В армии мне повезло, я служил в штабе Байконура с одним хорошим товарищем, окончившим Московский Полиграфический институт. Он по многим направлениям ввел меня в курс дела - познакомил с поэзией Клюева (а это был разгар перестройки, многие тексты только открывались). Помню, что набрал тогда кучу вырезок из "Огонька" - в нем была страничка, посвященная поэтам серебрянного века. Но главное, что мне тогда открыл мой друг - это публицистические работы Толстого: "Что называется искусстовом?" и "Исповедь" в первую очередь. На меня они тогда оказались сильнейшее действие. В последствии, у меня отношение к Толстому отчасти менялось, после периода восхищения у меня одно время возникло отторжение толстовского рационализма, но в конце концов я пришел к осознанию величия толстовского бунта...
Чем меня подкупила логика Толстого? Он сказал, что не может быть так, что Бог с нами изъясняется только через избранных - либо избранных наций, либо избранных личностей. Если глас Божий раздается, то его может услышать каждый. Бог - не есть Бог книги (ибо тогда торжествуют начетники и книжники), Он есть живой Бог, обращающийся к каждому из нас. Читая работу Панченко о хлыстовщине, я понял, что русское сектантское отторжение трансцендентности Божества, устремленность к Его имманентности - пусть и в вызывающем виде - мне очень понятна.
Мне очень близко то, что пишет Бердяев в "Смысле творчества": "Не существует дуализма божественной и внебожественной природы, совершенной трансцендентности Бога миру и человеку. Наступают времена в жизни человечества, когда оно должно помочь само себе, сознав, что отсутствие трансцендентной помощи не есть беспомощность, ибо бесконечную имманентную помощь найдет человек в себе самом, если дерзнет раскрыть в себе творческим актом все силы Бога и мира, мира подлинного в свободе от "мира" призрачного".
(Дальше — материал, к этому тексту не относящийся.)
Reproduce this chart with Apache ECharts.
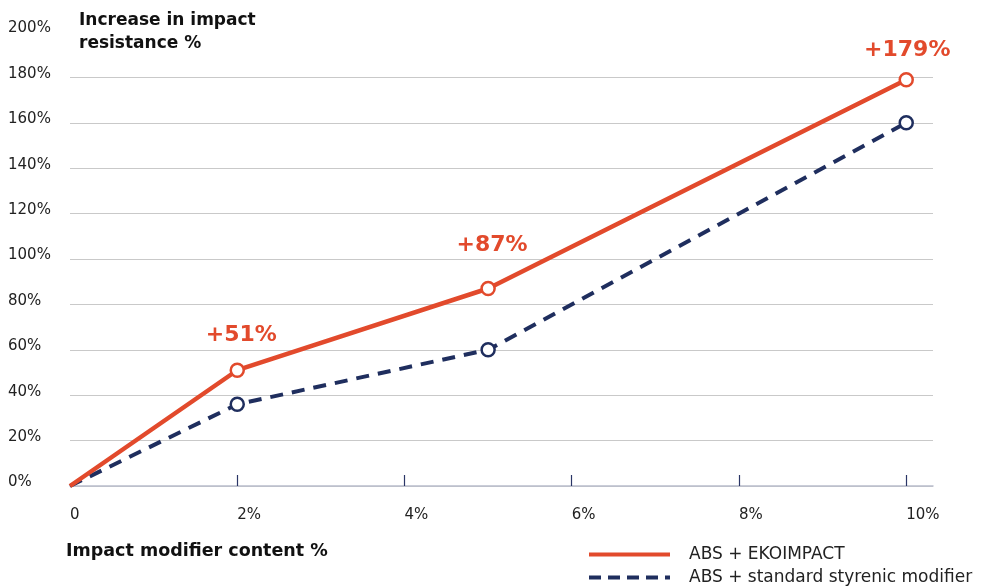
<!DOCTYPE html>
<html>
<head>
<meta charset="utf-8">
<style>
  html, body { margin: 0; padding: 0; background: #ffffff; }
  #chart { width: 995px; height: 588px; }
</style>
<script src="https://cdn.jsdelivr.net/npm/echarts@6/dist/echarts.min.js"></script>
</head>
<body>
<div id="chart"></div>
<script>
// Impact modifier content (%) on the x axis
const modifierContent = [0, 2, 5, 10];
// Increase in impact resistance (%) for each formulation
const ekoimpact = [0, 51, 87, 179];
const standardModifier = [0, 36, 60, 160];
// Axis tick values
const xTickValues = [2, 4, 6, 8, 10];
const xLabelValues = [0, 2, 4, 6, 8, 10];
const seriesNames = ['ABS + EKOIMPACT', 'ABS + standard styrenic modifier'];
const yAxisTitle = 'Increase in impact\nresistance %';
const xAxisTitle = 'Impact modifier content %';

const RED = '#e24a2c';
const NAVY = '#1f2e5e';
const FONT = '"DejaVu Sans", sans-serif';

// per-point label offsets for the EKOIMPACT callouts
const labelOffsets = [null, [4, -8], [4, -16], [1, -3]];

function pairs(xs, ys) { return xs.map((x, i) => [x, ys[i]]); }

const redData = pairs(modifierContent, ekoimpact).map((p, i) => {
  if (i === 0) return { value: p, symbolSize: 0, label: { show: false } };
  return { value: p, label: { show: true, offset: labelOffsets[i] } };
});
const navyData = pairs(modifierContent, standardModifier).map((p, i) =>
  i === 0 ? { value: p, symbolSize: 0 } : { value: p });

const chart = echarts.init(document.getElementById('chart'), null, { renderer: 'canvas' });
chart.setOption({
  animation: false,
  backgroundColor: '#ffffff',
  textStyle: { fontFamily: FONT },
  title: [
    {
      text: yAxisTitle,
      left: 79, top: 9, padding: 0,
      textStyle: { fontSize: 17, fontWeight: 'bold', color: '#111111', fontFamily: FONT, lineHeight: 23 }
    },
    {
      text: xAxisTitle,
      left: 66, top: 542, padding: 0,
      textStyle: { fontSize: 17.5, fontWeight: 'bold', color: '#111111', fontFamily: FONT }
    }
  ],
  grid: { left: 70, right: 62, top: 32, bottom: 102, containLabel: false },
  xAxis: {
    type: 'value',
    min: 0,
    max: 10.32,
    splitLine: { show: false },
    axisLine: { show: true, lineStyle: { color: '#b9bdcc', width: 1.5 } },
    axisTick: {
      show: true, inside: true, length: 11,
      customValues: xTickValues,
      lineStyle: { color: '#2a3566', width: 1.2 }
    },
    axisLabel: {
      customValues: xLabelValues,
      align: 'left',
      margin: 22,
      fontSize: 15,
      color: '#222222',
      fontFamily: FONT,
      formatter: v => (v === 0 ? '0' : v + '%')
    }
  },
  yAxis: {
    type: 'value',
    min: 0,
    max: 200,
    interval: 20,
    axisLine: { show: false },
    axisTick: { show: false },
    splitLine: { show: true, showMaxLine: false, lineStyle: { color: '#c9c9c9', width: 1.2 } },
    axisLabel: {
      align: 'left',
      verticalAlign: 'bottom',
      lineHeight: 7,
      margin: 62,
      fontSize: 15,
      color: '#222222',
      fontFamily: FONT,
      formatter: '{value}%'
    }
  },
  legend: {
    left: 587,
    top: 546,
    orient: 'vertical',
    itemWidth: 81,
    itemHeight: 4,
    itemGap: 6,
    padding: 0,
    itemStyle: { opacity: 0 },
    lineStyle: { width: 4 },
    textStyle: { fontSize: 17, color: '#222222', fontFamily: FONT, padding: [0, 0, 0, 14] },
    data: [
      { name: seriesNames[0] },
      { name: seriesNames[1], lineStyle: { type: [12, 7], width: 4 } }
    ]
  },
  series: [
    {
      name: seriesNames[1],
      type: 'line',
      data: navyData,
      symbol: 'circle',
      symbolSize: 13,
      showAllSymbol: true,
      z: 2,
      lineStyle: { color: NAVY, width: 4, type: [13, 9] },
      itemStyle: { color: '#ffffff', borderColor: NAVY, borderWidth: 2.5 },
      emphasis: { disabled: true }
    },
    {
      name: seriesNames[0],
      type: 'line',
      data: redData,
      symbol: 'circle',
      symbolSize: 13,
      showAllSymbol: true,
      z: 3,
      lineStyle: { color: RED, width: 4.5 },
      itemStyle: { color: '#ffffff', borderColor: RED, borderWidth: 2.5 },
      label: {
        position: 'top',
        distance: 8,
        color: RED,
        fontSize: 22,
        fontWeight: 'bold',
        fontFamily: FONT,
        formatter: p => '+' + p.value[1] + '%'
      },
      emphasis: { disabled: true }
    }
  ]
});
</script>
</body>
</html>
И я всегда обостренно чувствовал некое раздвоение: с одной стороны божественность этого мира и одновременную ужастность мира сего. С одной стороны близость Бога, важность происходящего в мире для Него, и одновременную кошмарность состояния мира, против которой я внутренне бунтовал. Для меня всякая революционность не имеет смысла, если она не является восстанием против мира сего. Подчас мне казалось, что то, что я вижу - шутка Бога в том, что в каждом человеке скрывается Бог. Если подойти к любому встречному на улице и обратиться к нему с молитвой "Господи, я больше не могу все это выносить!", то шутка прекратится, все люди рассмеются, и скажут, что не было никаких ужасов, не было смертей и боли, не было садизма, и меня просто разыграли...
В этом кроется мое неприятие консерватизма. В бунте против беспочвенного либерализма, глобализма есть искушение уйти в консерватизм, но он меня оттолкнул своим превозношением прошлого, мира сего. Консерваторы - так же безблагодатны, как и либералы, они живут в плоскости, в них нет устремленности в высь, а лишь в минувшее. Консервативная картина прошлого - такая же синтетическая мертвечина, как и либеральная картина будущего. И те, и другие желают пребывать в границах мира сего, они принимают мир сей, в них нет восстания против его упадочности. И то, и другое - есть рабство мира сего. Ариософское христианство, расовое христианство и т.д. и т.п. - это попытки приземлить Дух Святой, замкнуть его тесную темницу века сего.